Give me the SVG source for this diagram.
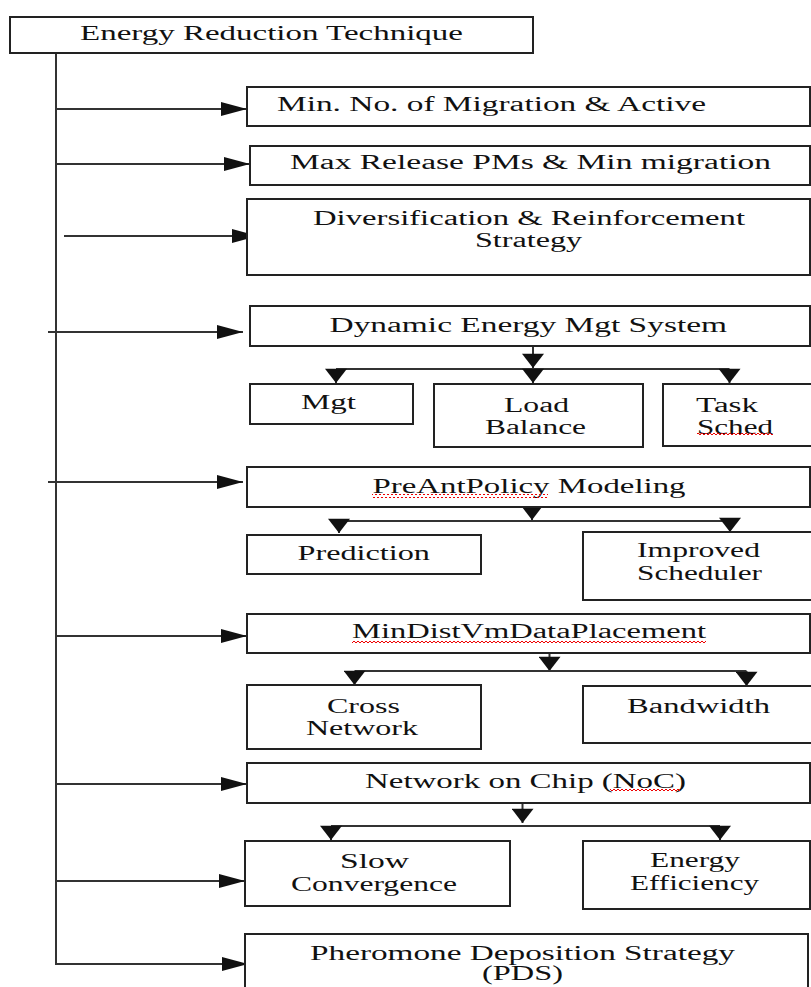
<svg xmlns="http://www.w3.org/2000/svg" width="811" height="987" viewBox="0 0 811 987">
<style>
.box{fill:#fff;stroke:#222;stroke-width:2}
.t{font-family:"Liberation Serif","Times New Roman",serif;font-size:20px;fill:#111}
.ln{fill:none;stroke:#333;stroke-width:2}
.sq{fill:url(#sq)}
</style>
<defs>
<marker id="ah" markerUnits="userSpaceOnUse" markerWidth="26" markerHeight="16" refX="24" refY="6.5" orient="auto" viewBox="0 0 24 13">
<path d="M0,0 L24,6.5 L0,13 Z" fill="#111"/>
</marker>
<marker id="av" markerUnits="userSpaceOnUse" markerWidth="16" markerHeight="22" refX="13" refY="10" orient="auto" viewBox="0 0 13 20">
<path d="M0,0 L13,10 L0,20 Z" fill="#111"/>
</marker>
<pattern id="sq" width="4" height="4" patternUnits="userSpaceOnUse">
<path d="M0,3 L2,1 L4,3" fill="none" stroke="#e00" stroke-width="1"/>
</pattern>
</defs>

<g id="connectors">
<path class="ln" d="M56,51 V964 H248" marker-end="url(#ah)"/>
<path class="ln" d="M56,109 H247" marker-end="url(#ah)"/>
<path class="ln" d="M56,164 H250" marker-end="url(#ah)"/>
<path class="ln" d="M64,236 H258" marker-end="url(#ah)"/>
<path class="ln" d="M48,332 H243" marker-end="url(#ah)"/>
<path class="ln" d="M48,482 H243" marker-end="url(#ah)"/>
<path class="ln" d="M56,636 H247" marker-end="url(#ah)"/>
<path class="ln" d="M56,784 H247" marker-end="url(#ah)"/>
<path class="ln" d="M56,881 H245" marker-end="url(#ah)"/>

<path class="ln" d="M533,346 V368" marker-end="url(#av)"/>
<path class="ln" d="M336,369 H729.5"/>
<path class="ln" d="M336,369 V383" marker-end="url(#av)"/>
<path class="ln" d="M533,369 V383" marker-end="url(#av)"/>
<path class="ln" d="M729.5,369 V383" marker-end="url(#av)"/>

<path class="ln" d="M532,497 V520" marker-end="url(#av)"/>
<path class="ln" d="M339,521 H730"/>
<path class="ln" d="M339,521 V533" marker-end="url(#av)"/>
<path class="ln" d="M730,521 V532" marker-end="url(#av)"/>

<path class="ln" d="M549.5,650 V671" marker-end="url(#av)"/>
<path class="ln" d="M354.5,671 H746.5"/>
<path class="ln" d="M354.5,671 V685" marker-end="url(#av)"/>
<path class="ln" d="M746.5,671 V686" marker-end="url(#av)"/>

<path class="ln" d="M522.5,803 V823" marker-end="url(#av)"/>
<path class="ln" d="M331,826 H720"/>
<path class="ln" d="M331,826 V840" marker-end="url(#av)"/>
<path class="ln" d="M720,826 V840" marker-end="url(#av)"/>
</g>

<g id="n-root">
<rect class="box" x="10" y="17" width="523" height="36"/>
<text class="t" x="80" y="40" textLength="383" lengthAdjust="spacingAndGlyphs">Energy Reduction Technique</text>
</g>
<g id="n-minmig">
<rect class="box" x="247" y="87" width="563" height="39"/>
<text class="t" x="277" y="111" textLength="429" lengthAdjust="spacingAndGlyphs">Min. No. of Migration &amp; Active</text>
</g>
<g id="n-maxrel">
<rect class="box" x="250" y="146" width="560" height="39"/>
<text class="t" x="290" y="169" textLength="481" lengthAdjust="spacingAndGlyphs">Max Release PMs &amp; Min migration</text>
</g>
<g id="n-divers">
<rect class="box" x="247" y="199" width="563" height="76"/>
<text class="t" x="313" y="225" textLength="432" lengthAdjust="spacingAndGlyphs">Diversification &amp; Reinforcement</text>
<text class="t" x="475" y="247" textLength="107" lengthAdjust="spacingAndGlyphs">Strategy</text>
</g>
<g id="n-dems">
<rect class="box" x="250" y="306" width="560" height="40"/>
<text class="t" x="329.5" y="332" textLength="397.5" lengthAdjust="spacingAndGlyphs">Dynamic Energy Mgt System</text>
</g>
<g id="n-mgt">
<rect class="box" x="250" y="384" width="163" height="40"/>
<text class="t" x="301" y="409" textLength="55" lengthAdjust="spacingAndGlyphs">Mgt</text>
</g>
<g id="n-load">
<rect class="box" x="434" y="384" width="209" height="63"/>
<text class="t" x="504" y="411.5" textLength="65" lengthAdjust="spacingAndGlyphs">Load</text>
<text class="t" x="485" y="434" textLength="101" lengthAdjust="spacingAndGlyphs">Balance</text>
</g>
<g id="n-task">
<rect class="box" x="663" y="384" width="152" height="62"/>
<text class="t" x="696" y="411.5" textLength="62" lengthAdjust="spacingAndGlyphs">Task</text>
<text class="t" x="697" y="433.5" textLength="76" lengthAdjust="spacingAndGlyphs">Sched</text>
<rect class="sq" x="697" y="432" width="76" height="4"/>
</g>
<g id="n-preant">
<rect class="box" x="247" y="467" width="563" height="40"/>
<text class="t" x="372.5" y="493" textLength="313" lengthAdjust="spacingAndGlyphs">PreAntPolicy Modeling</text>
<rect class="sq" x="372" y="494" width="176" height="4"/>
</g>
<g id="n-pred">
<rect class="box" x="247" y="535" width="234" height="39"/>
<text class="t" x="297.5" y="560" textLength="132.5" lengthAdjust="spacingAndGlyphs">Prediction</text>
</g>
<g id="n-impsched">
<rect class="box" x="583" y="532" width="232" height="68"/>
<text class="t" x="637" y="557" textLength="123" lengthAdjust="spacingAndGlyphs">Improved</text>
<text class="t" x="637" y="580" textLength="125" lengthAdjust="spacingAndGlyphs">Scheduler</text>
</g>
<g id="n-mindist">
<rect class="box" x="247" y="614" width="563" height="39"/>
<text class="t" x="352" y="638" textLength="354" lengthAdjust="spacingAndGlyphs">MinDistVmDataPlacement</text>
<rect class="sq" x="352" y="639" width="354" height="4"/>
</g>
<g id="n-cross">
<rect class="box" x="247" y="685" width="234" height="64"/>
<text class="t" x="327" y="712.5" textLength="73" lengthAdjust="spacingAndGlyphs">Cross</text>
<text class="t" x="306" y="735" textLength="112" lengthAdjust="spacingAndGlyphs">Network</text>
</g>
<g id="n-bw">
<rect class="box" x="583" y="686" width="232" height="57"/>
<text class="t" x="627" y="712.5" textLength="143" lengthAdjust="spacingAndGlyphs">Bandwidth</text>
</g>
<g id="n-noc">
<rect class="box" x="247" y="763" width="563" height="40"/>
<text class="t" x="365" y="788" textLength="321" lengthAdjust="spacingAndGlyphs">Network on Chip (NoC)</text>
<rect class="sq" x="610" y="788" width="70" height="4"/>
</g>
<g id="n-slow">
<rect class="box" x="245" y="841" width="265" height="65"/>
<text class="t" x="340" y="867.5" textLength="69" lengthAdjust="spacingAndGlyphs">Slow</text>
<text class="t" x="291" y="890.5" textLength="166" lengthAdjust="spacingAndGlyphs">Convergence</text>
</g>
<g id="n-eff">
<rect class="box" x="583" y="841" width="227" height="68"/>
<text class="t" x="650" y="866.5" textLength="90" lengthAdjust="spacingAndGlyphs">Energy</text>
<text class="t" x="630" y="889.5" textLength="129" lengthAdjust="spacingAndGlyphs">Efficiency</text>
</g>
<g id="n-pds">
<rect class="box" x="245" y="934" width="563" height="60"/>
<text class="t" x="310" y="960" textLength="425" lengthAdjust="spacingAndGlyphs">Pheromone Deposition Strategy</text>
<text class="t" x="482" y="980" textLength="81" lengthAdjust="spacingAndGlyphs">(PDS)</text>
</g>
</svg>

==

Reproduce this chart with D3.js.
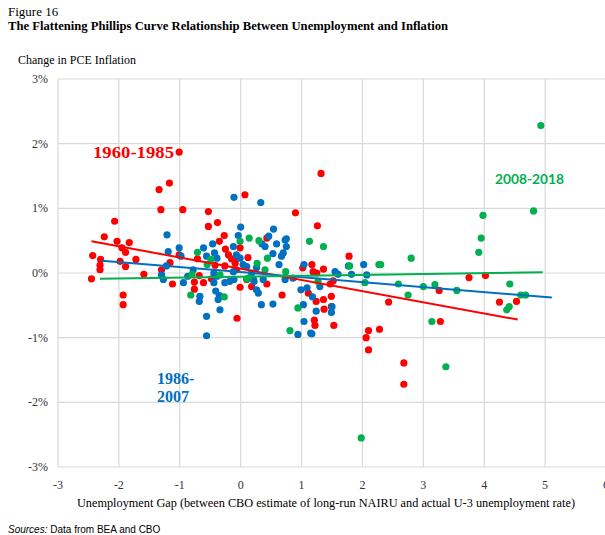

EXERCISE REQUIREMENTS
Scan the material for lines with the word "this", and copy each line you find.

OUTPUT OF THE TASK
Give me the SVG source for this diagram.
Reproduce this chart with D3.js.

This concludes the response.